I want to deal with the matter of the interaction of the Australian Cambodian community with events in Cambodia. The Australian Cambodian community, as I said, is a vibrant, strong, good community. But there are some who seek to drag the Cambodian community in Australia into domestic political issues in Cambodia. That is most unfortunate. It is incumbent on governments around the world to leave their diasporas free to undertake political activities in new countries—that applies to the Cambodian community as well—and not to feel in any way intimidated or admonished by home governments for any views that they might take which aren't in keeping. We all know the challenges that continue to exist in Cambodia. Even this morning, I heard on the radio that a newspaper in Cambodia is being closed down, allegedly because of a tax bill. A newspaper which has been critical of the government is being closed down. Of course, this is the latest in a long line of concerns which have been raised with the Cambodian government. The government has been admonished by international organisations for denying Cambodians their right to peaceful assembly, for suppressing protests and for enforcing bans on non-violent gatherings.

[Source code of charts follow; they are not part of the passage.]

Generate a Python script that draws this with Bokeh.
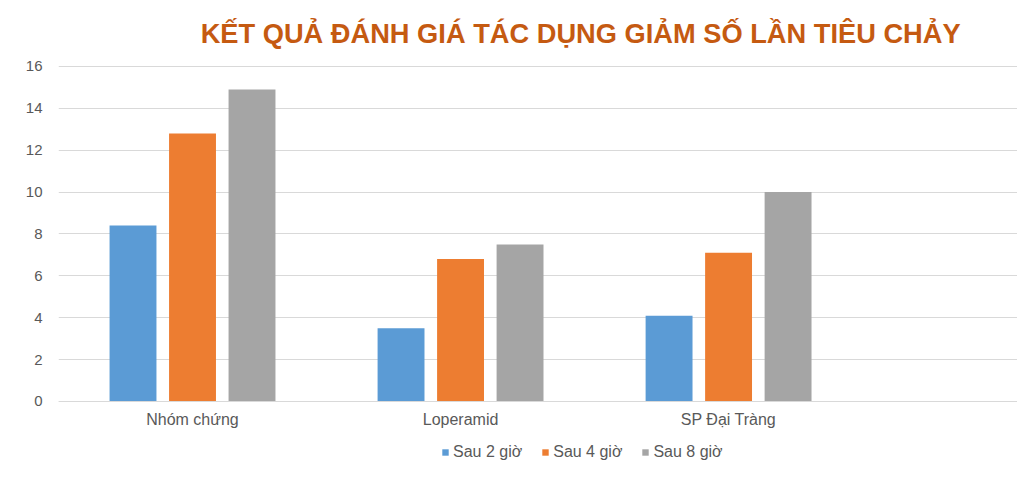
from bokeh.plotting import figure
from bokeh.models import Range1d, FixedTicker, Legend, LegendItem, ColumnDataSource, Label
from bokeh.embed import file_html
from bokeh.resources import INLINE

categories = ["Nhóm chứng", "Loperamid", "SP Đại Tràng"]
series_names = ["Sau 2 giờ", "Sau 4 giờ", "Sau 8 giờ"]
sau_2 = [8.4, 3.5, 4.1]
sau_4 = [12.8, 6.8, 7.1]
sau_8 = [14.9, 7.5, 10.0]
colors = ["#5B9BD5", "#ED7D31", "#A5A5A5"]
y_ticks = [0, 2, 4, 6, 8, 10, 12, 14, 16]
title_text = "KẾT QUẢ ĐÁNH GIÁ TÁC DỤNG GIẢM SỐ LẦN TIÊU CHẢY"

FONT = "Liberation Sans"
TXT = "#595959"

# frame covers whole canvas right of the y-axis; value axis 0..16 maps to 401..66 px
p = figure(width=1017, height=481, output_backend="svg", toolbar_location=None,
           x_range=Range1d(0, 3.578), y_range=Range1d(-3.821, 19.152),
           min_border_left=58, min_border_right=0, min_border_top=0, min_border_bottom=0)
p.outline_line_color = None
p.background_fill_color = "white"
p.border_fill_color = "white"

xs = [i + 0.5 for i in range(len(categories))]
offsets = [-0.222, 0.0, 0.222]
renderers = []
for vals, off, col in zip([sau_2, sau_4, sau_8], offsets, colors):
    src = ColumnDataSource(dict(x=[x + off for x in xs], top=vals))
    r = p.vbar(x="x", top="top", width=0.175, bottom=0, source=src,
               fill_color=col, line_color=None)
    renderers.append(r)

p.xaxis.fixed_location = 0
p.xaxis.ticker = FixedTicker(ticks=xs)
p.xaxis.major_label_overrides = {x: c for x, c in zip(xs, categories)}
p.xaxis.major_label_text_font = FONT
p.xaxis.major_label_text_font_size = "16px"
p.xaxis.major_label_text_color = TXT
p.xaxis.axis_line_color = "#D9D9D9"
p.xaxis.major_tick_line_color = None
p.xaxis.minor_tick_line_color = None
p.xaxis.major_label_standoff = 4
p.xgrid.grid_line_color = None

p.yaxis.ticker = FixedTicker(ticks=y_ticks)
p.yaxis.major_label_text_font = FONT
p.yaxis.major_label_text_font_size = "15px"
p.yaxis.major_label_text_color = TXT
p.yaxis.axis_line_color = None
p.yaxis.major_tick_line_color = None
p.yaxis.minor_tick_line_color = None
p.yaxis.major_label_standoff = 10
p.ygrid.grid_line_color = "#D9D9D9"
p.ygrid.ticker = FixedTicker(ticks=y_ticks)

title = Label(x=1.948, y=17.576, text=title_text, text_align="center", text_baseline="middle",
              text_font=FONT, text_font_size="27.25px", text_font_style="bold",
              text_color="#C55A11")
p.add_layout(title)

legend = Legend(items=[LegendItem(label=n, renderers=[r]) for n, r in zip(series_names, renderers)],
                orientation="horizontal", location=(383, 20),
                label_text_font=FONT, label_text_font_size="16px", label_text_color=TXT,
                glyph_width=8, glyph_height=8, label_standoff=4, spacing=19,
                padding=0, margin=0, border_line_color=None, background_fill_alpha=0)
p.add_layout(legend, "center")

open("out.html", "w").write(file_html(p, INLINE))
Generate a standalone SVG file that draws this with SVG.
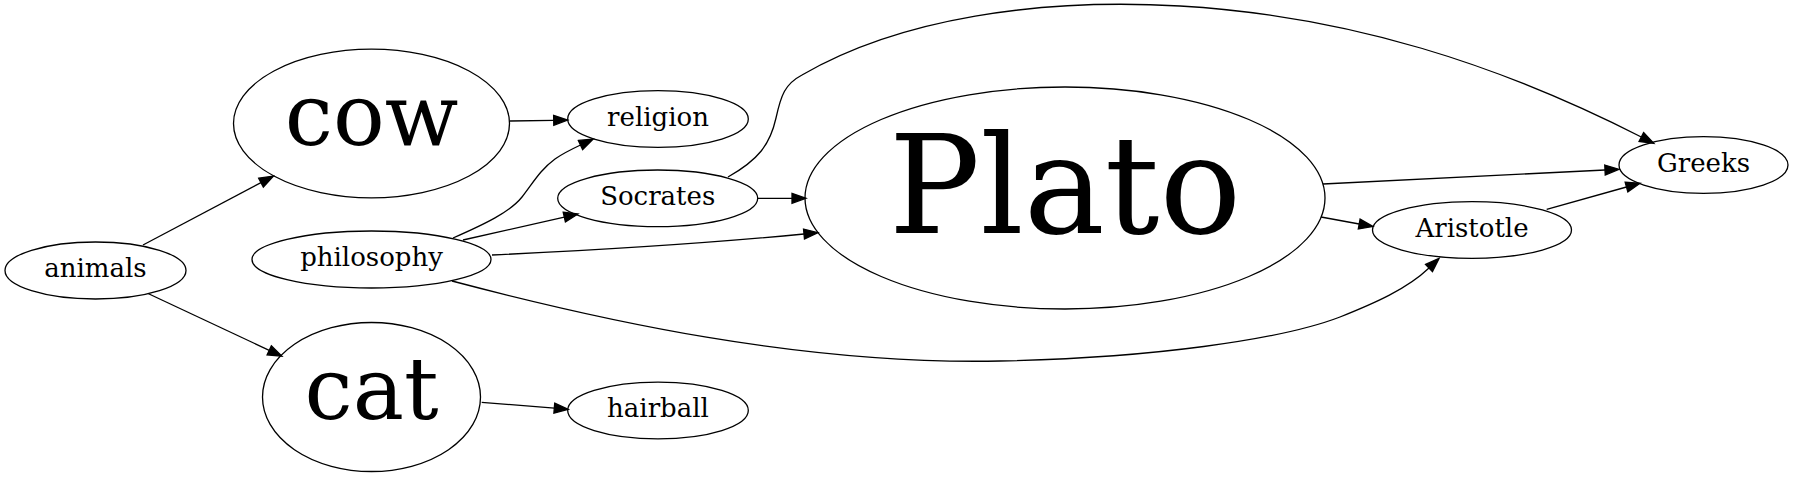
<svg xmlns="http://www.w3.org/2000/svg" width="1793" height="477" viewBox="0 0 1793 477">
<style>
.n ellipse{fill:none;stroke:#000;stroke-width:1.3}
.n text{font-family:"DejaVu Serif","Liberation Serif",serif;text-anchor:middle;fill:#000}
.s{font-size:26px}
.m{font-size:86px}
.l{font-size:136px}
.e path{fill:none;stroke:#000;stroke-width:1.3;marker-end:url(#arr)}
</style>
<defs>
<marker id="arr" markerWidth="16" markerHeight="12" refX="0" refY="5" orient="auto" markerUnits="userSpaceOnUse" overflow="visible">
<polygon points="0,0 14,5 0,10" fill="#000" stroke="#000" stroke-width="1.3"/>
</marker>
</defs>
<rect width="1793" height="477" fill="#fff"/>
<g id="edges" class="e">
<path d="M143,245 L261,182.6"/>
<path d="M148,293.5 L269.2,350.3"/>
<path d="M510,121 L553.7,120.3"/>
<path d="M481.7,402.3 L554.3,408.2"/>
<path d="M453,238 C485,224 510,212 522,197 C533,183 540,170 555,159 C562,154 572,149 580.5,145"/>
<path d="M463,240 L564.3,217.1"/>
<path d="M492,255 C600,250 700,244 804,234"/>
<path d="M452,281 C600,320 800,365 1000,361 C1150,358 1280,340 1340,317 C1375,303 1407,289 1429,268"/>
<path d="M757.7,198.3 L792,198.3"/>
<path d="M728,177 C758,160 770,145 776,118 C781,95 785,84 802,75 C900,18 1040,-2 1180,6 C1350,16 1500,65 1641.3,137"/>
<path d="M1323,184 L1605,170"/>
<path d="M1321,217 L1359.2,224"/>
<path d="M1546.7,209.3 L1626.5,187"/>
</g>
<g id="animals" class="n"><ellipse cx="95.5" cy="270.5" rx="90.5" ry="28.5"/><text class="s" x="95.5" y="277">animals</text></g>
<g id="cow" class="n"><ellipse cx="371.5" cy="123.5" rx="138" ry="74.3"/><text class="m" x="371.5" y="145">cow</text></g>
<g id="philosophy" class="n"><ellipse cx="371.5" cy="259.5" rx="119.5" ry="28.5"/><text class="s" x="371.5" y="266">philosophy</text></g>
<g id="cat" class="n"><ellipse cx="371.5" cy="397" rx="109" ry="74.5"/><text class="m" x="371.5" y="418.5">cat</text></g>
<g id="religion" class="n"><ellipse cx="658" cy="119" rx="90.3" ry="28.3"/><text class="s" x="658" y="125.5">religion</text></g>
<g id="Socrates" class="n"><ellipse cx="657.7" cy="198.3" rx="100" ry="28.3"/><text class="s" x="657.7" y="205">Socrates</text></g>
<g id="hairball" class="n"><ellipse cx="658" cy="410.5" rx="90.3" ry="28.3"/><text class="s" x="658" y="417">hairball</text></g>
<g id="Plato" class="n"><ellipse cx="1065" cy="198" rx="260" ry="111"/><text class="l" x="1065" y="233">Plato</text></g>
<g id="Aristotle" class="n"><ellipse cx="1472" cy="230" rx="99.5" ry="28.3"/><text class="s" x="1472" y="236.7">Aristotle</text></g>
<g id="Greeks" class="n"><ellipse cx="1703.5" cy="165" rx="84.5" ry="28.3"/><text class="s" x="1703.5" y="171.7">Greeks</text></g>
</svg>
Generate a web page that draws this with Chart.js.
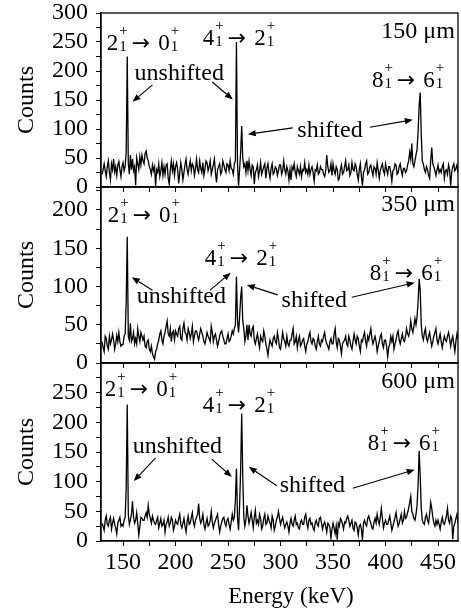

What this motion is about is the House coming together as one and saying to the Australian Cambodian community: 'You are valued, you are an important part of Australian society and fabric, but we will not tolerate members of the Cambodian community in Australia being intimidated in any way by anybody, including by the Cambodian government or anybody in the Australian Cambodian community who seeks to interfere with their rights as Australian citizens to express views.' We do not want to see a situation where what is a very troubled political environment in Cambodia is carried over to Australia. We stand with the Cambodian Australian community, a wonderful community that has contributed so much. We stand with them not just in words, not just in general sentiments, but in the view that they are not the playthings of political parties in Cambodia and they should not be involved in efforts to rope them in to political issues in Cambodia. They are Australian citizens and they have every right to conduct themselves as Australian citizens and not feel in any way intimidated. If we see that intimidation at any point, we will call it out for what it is in this House and in other places.